Monday’s line of severe storms struck the county in many different ways, including a confirmed microburst in one area of the county, power outages to downed trees across the county, to minimal impacts in other areas. The forecasted strong winds and tornado potential showed yet again the increasing ways that our local climate is becoming generally “warmer, wetter and weirder” compared to historical trends according to a recent county study.

The intensity of Monday’s storm varied across the county, but one particular area was hit hard near Clifton off Popes Head Road.
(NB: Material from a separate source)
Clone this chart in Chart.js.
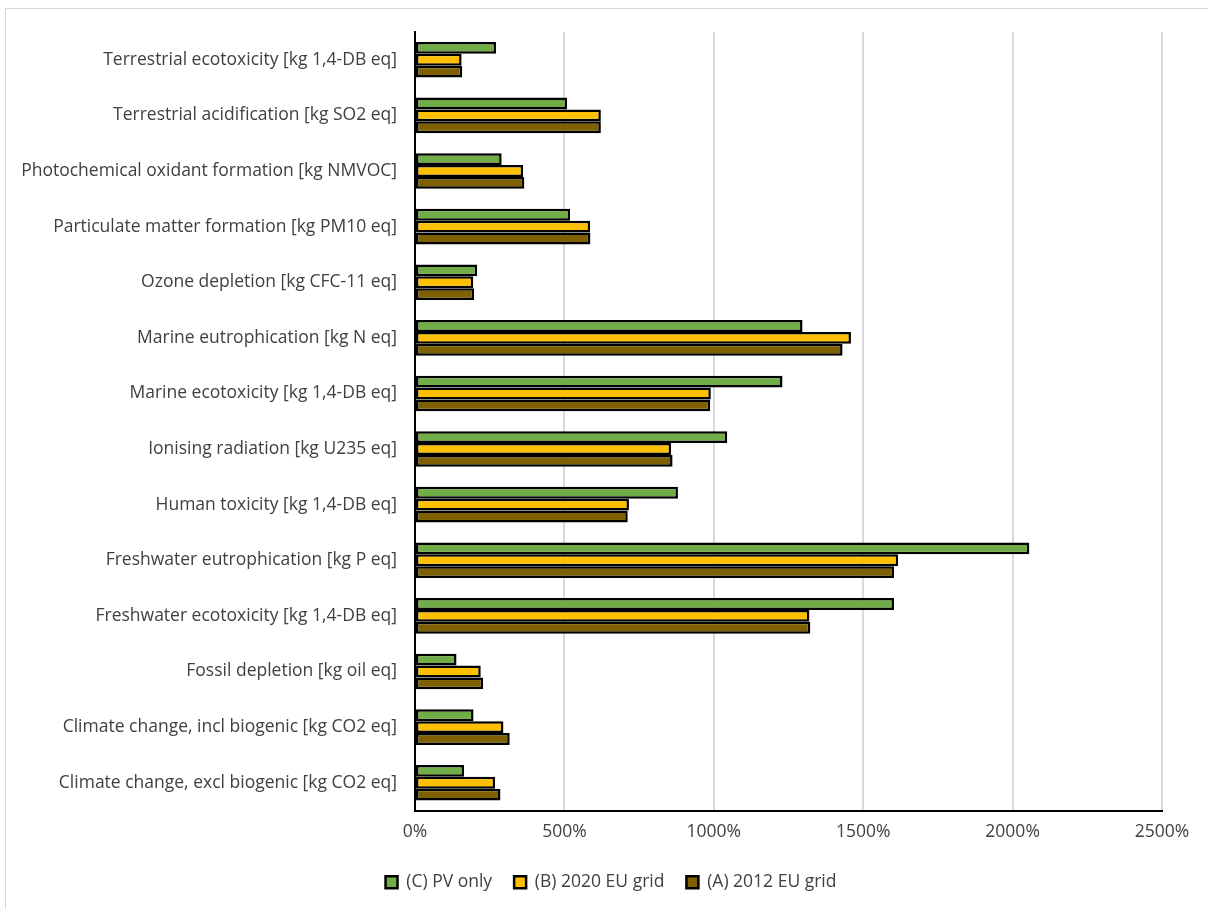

Damage assessment teams from our Department of Emergency Management and Security, Fire and Rescue Department and the National Weather Service were on the ground Tuesday examining the damage, including these ground and drone images:

collage of microburst damage images including snapped and downed trees, drone photo


It’s been determined the area was hit by a microburst, which caused the National Weather Service to issue an unusual "Destructive" Severe Thunderstorm Warning ahead of time that activated Wireless Emergency Alerts (WEA) in that area. The microburst included hurricane-force winds (70-80 mph or greater) that snapped and downed a significant number of trees and powerlines in that area (no tornado was confirmed). While there are a number of trees down, some over 24” in diameter, no significant property (home) damage was observed or reported.



Another round of severe storms will, of course, happen again. Already this summer, we've been impacted by wildfire smoke from Canada, tornado threats and extreme heat. Our Community Emergency Response Guide helps prepare you and your neighborhoods for storms, flooding and more.



Monday’s storm is a reminder that intense storms can impact any neighborhood, so we all should be prepared for the worst but hope for minimal impacts.

The good news is that there is a lot we can do to be resilient, and there is a lot already being done. Our Resilient Fairfax plan is the first such plan that focuses specifically on climate adaptation and resilience. This plan is built on a strong foundation of existing county services and practices, including the county’s emergency management planning, flood mitigation efforts, population services, and natural resource protections. Resilient Fairfax is envisioned to be a long-term program of iterative climate planning and implementation to help the county better anticipate, prepare for, adapt to, and build resilience to a changing climate.